Okay. And then just on the very low interest rate environment, I'm wondering if there's any opportunity, further opportunity, to take advantage of that in a way that benefits shareholders, or for example, more asset sales or ways to bring in partners into existing projects to monetize? I know you're kind of at the low end of your leverage rate currently. But are you seeking to take advantage of the low rate environment?

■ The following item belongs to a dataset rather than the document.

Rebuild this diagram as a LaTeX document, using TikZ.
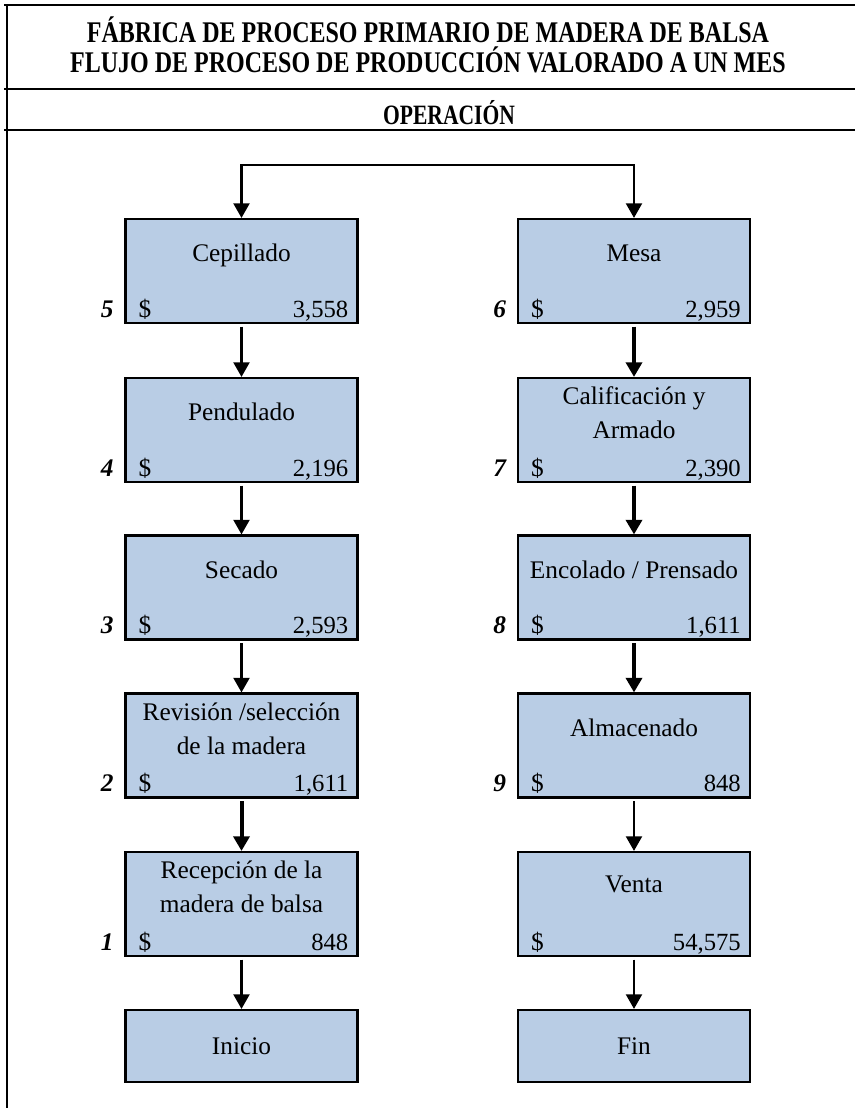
\documentclass[tikz,border=0pt]{standalone}
\usepackage{fontspec}
\setmainfont{Liberation Serif}
\usepackage{graphicx}
\usetikzlibrary{arrows.meta,positioning}
\definecolor{boxblue}{HTML}{B9CDE5}
\newcommand{\boxfont}{\fontsize{19}{23}\selectfont}

\tikzset{
  procbox/.style={draw=black, line width=1.6pt, fill=boxblue, minimum width=174pt,
    minimum height=78pt, inner sep=0pt, font=\boxfont},
  endbox/.style={procbox, minimum height=54pt},
  boxtitle/.style={anchor=base, inner sep=0pt, font=\boxfont},
  dollar/.style={anchor=base west, inner sep=0pt, font=\boxfont},
  amount/.style={anchor=base east, inner sep=0pt, font=\fontsize{18.5}{22}\selectfont},
  stepnum/.style={anchor=base east, inner sep=0pt, font=\boxfont\bfseries\itshape},
  flow/.style={-{Triangle[width=12pt,length=11pt]}, line width=1.8pt, shorten <=2pt},
  flowbold/.style={flow, line width=3pt},
  frameline/.style={line width=2.2pt},
  headtext/.style={anchor=base, inner sep=0pt, font=\bfseries\fontsize{22.5}{26}\selectfont}
}

\begin{document}
\begin{tikzpicture}[x=0.75pt,y=-0.75pt]
    \useasboundingbox (0,0) rectangle (855,1110);
    % frame and header
    \draw[frameline] (4,5) -- (855,5);
    \draw[frameline] (4,89) -- (855,89);
    \draw[frameline] (4,130) -- (855,130);
    \draw[frameline] (7,4) -- (7,1108);
    \node[headtext] (title1) at (428,42) {\scalebox{0.8}[1]{FÁBRICA DE PROCESO PRIMARIO DE MADERA DE BALSA}};
    \node[headtext] (title2) at (428,72) {\scalebox{0.8}[1]{FLUJO DE PROCESO DE PRODUCCIÓN VALORADO A UN MES}};
    \node[headtext, font=\bfseries\fontsize{21}{25}\selectfont] (oper) at (449,124) {\scalebox{0.77}[1]{OPERACIÓN}};

    % left column
    \node[procbox] (cep) at (241.5,271) {};
    \node[boxtitle] (cepT) at ([yshift=-33pt]cep.north) {Cepillado};
    \node[dollar] (cepD) at ([xshift=10.5pt,yshift=5.25pt]cep.south west) {\$};
    \node[amount] (cepV) at ([xshift=-7.5pt,yshift=5.25pt]cep.south east) {3,558};
    \node[stepnum] (cepN) at ([xshift=-8pt,yshift=5.25pt]cep.south west) {5};

    \node[procbox] (pend) at (241.5,430) {};
    \node[boxtitle] (pendT) at ([yshift=-33pt]pend.north) {Pendulado};
    \node[dollar] (pendD) at ([xshift=10.5pt,yshift=5.25pt]pend.south west) {\$};
    \node[amount] (pendV) at ([xshift=-7.5pt,yshift=5.25pt]pend.south east) {2,196};
    \node[stepnum] (pendN) at ([xshift=-8pt,yshift=5.25pt]pend.south west) {4};

    \node[procbox] (sec) at (241.5,587.5) {};
    \node[boxtitle] (secT) at ([yshift=-33pt]sec.north) {Secado};
    \node[dollar] (secD) at ([xshift=10.5pt,yshift=5.25pt]sec.south west) {\$};
    \node[amount] (secV) at ([xshift=-7.5pt,yshift=5.25pt]sec.south east) {2,593};
    \node[stepnum] (secN) at ([xshift=-8pt,yshift=5.25pt]sec.south west) {3};

    \node[procbox] (rev) at (241.5,745.5) {};
    \node[boxtitle] (revT) at ([yshift=-21pt]rev.north) {Revisión /selección};
    \node[boxtitle] (revU) at ([yshift=-46.5pt]rev.north) {de la madera};
    \node[dollar] (revD) at ([xshift=10.5pt,yshift=5.25pt]rev.south west) {\$};
    \node[amount] (revV) at ([xshift=-7.5pt,yshift=5.25pt]rev.south east) {1,611};
    \node[stepnum] (revN) at ([xshift=-8pt,yshift=5.25pt]rev.south west) {2};

    \node[procbox] (rec) at (241.5,904) {};
    \node[boxtitle] (recT) at ([yshift=-21pt]rec.north) {Recepción de la};
    \node[boxtitle] (recU) at ([yshift=-46.5pt]rec.north) {madera de balsa};
    \node[dollar] (recD) at ([xshift=10.5pt,yshift=5.25pt]rec.south west) {\$};
    \node[amount] (recV) at ([xshift=-7.5pt,yshift=5.25pt]rec.south east) {848};
    \node[stepnum] (recN) at ([xshift=-8pt,yshift=5.25pt]rec.south west) {1};

    \node[endbox] (ini) at (241.5,1046) {Inicio};

    % right column
    \node[procbox] (mesa) at (634,271) {};
    \node[boxtitle] (mesaT) at ([yshift=-33pt]mesa.north) {Mesa};
    \node[dollar] (mesaD) at ([xshift=10.5pt,yshift=5.25pt]mesa.south west) {\$};
    \node[amount] (mesaV) at ([xshift=-7.5pt,yshift=5.25pt]mesa.south east) {2,959};
    \node[stepnum] (mesaN) at ([xshift=-8pt,yshift=5.25pt]mesa.south west) {6};

    \node[procbox] (calif) at (634,430) {};
    \node[boxtitle] (califT) at ([yshift=-21pt]calif.north) {Calificación y};
    \node[boxtitle] (califU) at ([yshift=-46.5pt]calif.north) {Armado};
    \node[dollar] (califD) at ([xshift=10.5pt,yshift=5.25pt]calif.south west) {\$};
    \node[amount] (califV) at ([xshift=-7.5pt,yshift=5.25pt]calif.south east) {2,390};
    \node[stepnum] (califN) at ([xshift=-8pt,yshift=5.25pt]calif.south west) {7};

    \node[procbox] (enc) at (634,587.5) {};
    \node[boxtitle] (encT) at ([yshift=-33pt]enc.north) {Encolado / Prensado};
    \node[dollar] (encD) at ([xshift=10.5pt,yshift=5.25pt]enc.south west) {\$};
    \node[amount] (encV) at ([xshift=-7.5pt,yshift=5.25pt]enc.south east) {1,611};
    \node[stepnum] (encN) at ([xshift=-8pt,yshift=5.25pt]enc.south west) {8};

    \node[procbox] (alm) at (634,745.5) {};
    \node[boxtitle] (almT) at ([yshift=-33pt]alm.north) {Almacenado};
    \node[dollar] (almD) at ([xshift=10.5pt,yshift=5.25pt]alm.south west) {\$};
    \node[amount] (almV) at ([xshift=-7.5pt,yshift=5.25pt]alm.south east) {848};
    \node[stepnum] (almN) at ([xshift=-8pt,yshift=5.25pt]alm.south west) {9};

    \node[procbox] (venta) at (634,904) {};
    \node[boxtitle] (ventaT) at ([yshift=-31.5pt]venta.north) {Venta};
    \node[dollar] (ventaD) at ([xshift=10.5pt,yshift=5.25pt]venta.south west) {\$};
    \node[amount] (ventaV) at ([xshift=-7.5pt,yshift=5.25pt]venta.south east) {54,575};

    \node[endbox] (fin) at (634,1046) {Fin};

    % connectors
    \coordinate (fork) at (438,165);
    \draw[flow, shorten <=0pt] (fork) -| (cep.north);
    \draw[flow, shorten <=0pt] (fork) -| (mesa.north);
    \draw[flow] (cep.south) -- (pend.north);
    \draw[flow] (pend.south) -- (sec.north);
    \draw[flow] (sec.south) -- (rev.north);
    \draw[flowbold] (rev.south) -- (rec.north);
    \draw[flow] (rec.south) -- (ini.north);
    \draw[flowbold] (mesa.south) -- (calif.north);
    \draw[flowbold] (calif.south) -- (enc.north);
    \draw[flowbold] (enc.south) -- (alm.north);
    \draw[flow] (alm.south) -- (venta.north);
    \draw[flow] (venta.south) -- (fin.north);
\end{tikzpicture}
\end{document}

Robert, Colin. Yes, interesting question. I think we're all observing these low interest rates, generationally low rates. I guess, at a first principal's basis, we're -- we tend to derisk interest rate risk. So we're -- obviously, our debt portfolio is significantly termed out and our floating rate exposure would be sub-10% by design. However, within that bucket, we are being as creative as we can be. And we're hustling for every basis point, trying to capture it. We're likely to see some tailwind from this theme on our Canadian rate reset, preferred shares, for example, those are rolling at lower rates than expected and a variety of other things like that, that will contribute smaller contributions to our outlook. You mentioned in a bigger picture, lower interest rates provide a tailwind for a strong on PE bid, which I think will support continued asset recycling, again, on the margin. So those are maybe a couple of barbell examples of how we can participate in this by design.
In fact, that's what -- if you look at the recent asset sale on MATL, that's exactly what happened. It got to a point where we got bids, and we decided to capitalize on it for exactly the reason you're pointing out. There was very strong interest at good valuations.
We have reached our time limit and are not able to take any further questions at this time. I will now turn the call over to Jonathan Morgan for final remarks.
Thank you, Joelle. As always, our IR team is available to take any additional follow-ups you may have. And thank you to everyone for your time and interest in Enbridge, and have a great day.
Thank you, ladies and gentlemen. We appreciate your participation. This concludes today's conference. You may now disconnect.